When searchers don't know how to "properly" enter a name (or even that there is a "proper" way) they query using what they think is the name.
I'm especially sensitive to the name particle issue (searchers being able to find names with particles with or without entering the particle) because of a SNAFU that happened in my home town when I was about 10 years old. I grew up in south Louisiana "Cajun country". The telephone company switched from operator-connected "number please" calls to dial. Everyone received a new 7-digit number My old home phone number was 21 and my best friend's number was 121. The name problem was with the new telephone book's alphabetization. Almost every family with a name that even a hint of a particle had it dropped. Leblanc (the most common name in town) became listed under B instead of L. Debellvue, another common family name was listed under B. The large Mexican population with Spanish surnames similarly suffered. That would have caused serious confusion under normal circumstances but when everyone was receiving a new phone number it became a disaster. edit: The type was also converted--all upper case to mixed case the name was listed as leBlanc and under B instead of the old Leblanc under "L". People went crazy (with good reason).

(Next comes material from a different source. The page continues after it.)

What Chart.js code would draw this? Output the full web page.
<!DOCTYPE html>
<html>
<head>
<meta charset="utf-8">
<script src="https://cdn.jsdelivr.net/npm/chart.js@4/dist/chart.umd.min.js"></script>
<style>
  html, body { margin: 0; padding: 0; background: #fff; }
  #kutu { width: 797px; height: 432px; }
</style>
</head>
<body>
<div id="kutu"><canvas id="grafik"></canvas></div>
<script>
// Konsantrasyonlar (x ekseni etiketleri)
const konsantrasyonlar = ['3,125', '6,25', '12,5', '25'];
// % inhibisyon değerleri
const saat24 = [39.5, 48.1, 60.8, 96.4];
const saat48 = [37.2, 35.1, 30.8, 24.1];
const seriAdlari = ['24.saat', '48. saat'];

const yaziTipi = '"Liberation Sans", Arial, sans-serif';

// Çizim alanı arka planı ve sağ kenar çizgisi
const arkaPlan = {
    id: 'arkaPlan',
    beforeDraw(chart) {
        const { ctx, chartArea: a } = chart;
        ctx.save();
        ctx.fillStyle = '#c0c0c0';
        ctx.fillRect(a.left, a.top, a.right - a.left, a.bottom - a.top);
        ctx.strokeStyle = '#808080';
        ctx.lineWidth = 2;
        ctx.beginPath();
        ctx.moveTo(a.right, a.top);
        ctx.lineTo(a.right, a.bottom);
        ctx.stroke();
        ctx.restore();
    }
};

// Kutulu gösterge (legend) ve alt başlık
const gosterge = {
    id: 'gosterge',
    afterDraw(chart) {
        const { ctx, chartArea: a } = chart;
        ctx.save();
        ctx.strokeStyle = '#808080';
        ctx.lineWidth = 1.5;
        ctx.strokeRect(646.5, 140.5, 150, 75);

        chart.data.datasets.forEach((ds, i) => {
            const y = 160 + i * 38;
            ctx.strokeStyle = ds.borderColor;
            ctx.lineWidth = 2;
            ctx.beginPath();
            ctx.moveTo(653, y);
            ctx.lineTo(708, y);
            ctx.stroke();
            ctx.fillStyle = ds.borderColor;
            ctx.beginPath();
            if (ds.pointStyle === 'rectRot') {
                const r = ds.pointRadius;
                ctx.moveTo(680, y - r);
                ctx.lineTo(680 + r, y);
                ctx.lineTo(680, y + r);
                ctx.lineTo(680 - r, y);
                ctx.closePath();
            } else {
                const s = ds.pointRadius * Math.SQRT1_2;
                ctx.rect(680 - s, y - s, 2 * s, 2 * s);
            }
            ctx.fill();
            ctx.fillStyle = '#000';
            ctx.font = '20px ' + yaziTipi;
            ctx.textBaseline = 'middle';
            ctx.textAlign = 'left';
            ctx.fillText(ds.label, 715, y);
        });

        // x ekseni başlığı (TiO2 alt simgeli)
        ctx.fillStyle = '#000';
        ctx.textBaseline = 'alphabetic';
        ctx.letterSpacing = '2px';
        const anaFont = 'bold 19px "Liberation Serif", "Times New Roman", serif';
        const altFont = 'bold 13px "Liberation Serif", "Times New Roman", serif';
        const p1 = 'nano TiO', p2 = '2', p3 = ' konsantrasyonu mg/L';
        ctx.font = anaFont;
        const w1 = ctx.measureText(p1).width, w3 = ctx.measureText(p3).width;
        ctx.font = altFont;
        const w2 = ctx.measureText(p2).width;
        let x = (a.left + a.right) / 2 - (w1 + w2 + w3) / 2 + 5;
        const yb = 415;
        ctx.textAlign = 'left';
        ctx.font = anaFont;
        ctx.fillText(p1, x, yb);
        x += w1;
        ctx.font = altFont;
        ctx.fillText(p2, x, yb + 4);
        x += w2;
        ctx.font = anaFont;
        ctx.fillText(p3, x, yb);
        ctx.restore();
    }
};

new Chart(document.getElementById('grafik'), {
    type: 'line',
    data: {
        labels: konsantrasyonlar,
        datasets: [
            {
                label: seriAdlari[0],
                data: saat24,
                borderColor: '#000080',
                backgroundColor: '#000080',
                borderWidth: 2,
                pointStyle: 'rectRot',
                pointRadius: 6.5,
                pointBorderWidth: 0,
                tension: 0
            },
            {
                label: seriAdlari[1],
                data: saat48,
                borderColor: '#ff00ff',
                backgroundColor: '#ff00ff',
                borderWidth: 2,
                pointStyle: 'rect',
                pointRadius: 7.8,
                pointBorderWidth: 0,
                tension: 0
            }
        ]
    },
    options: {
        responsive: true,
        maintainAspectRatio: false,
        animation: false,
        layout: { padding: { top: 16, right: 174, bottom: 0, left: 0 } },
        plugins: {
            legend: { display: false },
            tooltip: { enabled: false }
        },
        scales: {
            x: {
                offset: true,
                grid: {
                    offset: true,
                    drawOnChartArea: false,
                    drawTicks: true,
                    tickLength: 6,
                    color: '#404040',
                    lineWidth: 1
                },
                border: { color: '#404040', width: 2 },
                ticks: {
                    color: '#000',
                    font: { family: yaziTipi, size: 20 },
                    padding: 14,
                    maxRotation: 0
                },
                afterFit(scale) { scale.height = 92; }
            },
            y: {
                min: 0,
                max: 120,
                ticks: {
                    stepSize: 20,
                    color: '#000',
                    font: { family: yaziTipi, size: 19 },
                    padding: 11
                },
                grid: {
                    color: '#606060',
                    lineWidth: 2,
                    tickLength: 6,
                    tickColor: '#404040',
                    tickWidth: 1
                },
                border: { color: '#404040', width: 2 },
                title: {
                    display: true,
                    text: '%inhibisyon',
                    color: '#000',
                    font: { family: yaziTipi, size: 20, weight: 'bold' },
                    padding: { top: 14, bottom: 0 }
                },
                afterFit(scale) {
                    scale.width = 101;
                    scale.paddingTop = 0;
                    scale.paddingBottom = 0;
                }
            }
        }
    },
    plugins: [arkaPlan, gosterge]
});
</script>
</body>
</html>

Looking at the server logs listing author-name queries it is clear that, depending upon where the user resides, there is a pattern of particle-related name searching. Searchers use or don't use a dropping or non-dropping particle. We received complaints from users who used a form of the name that didn't comply with cataloging rules or various style guides. In fact, for many names more people queried using the "wrong" name-form than the standard one. Thus, our efforts to allow multiple entry formats.
There doesn't seem to have been any movement on this, as it's still a problem on my local search. Are there any updates?
Diacritic-insensitive searching is essential for those of us with libraries that deal with non-English-langauge material, which is often handled differently by publishers.
Along these lines, perhaps a fuzzy search for your library would be a nice adjacent feature?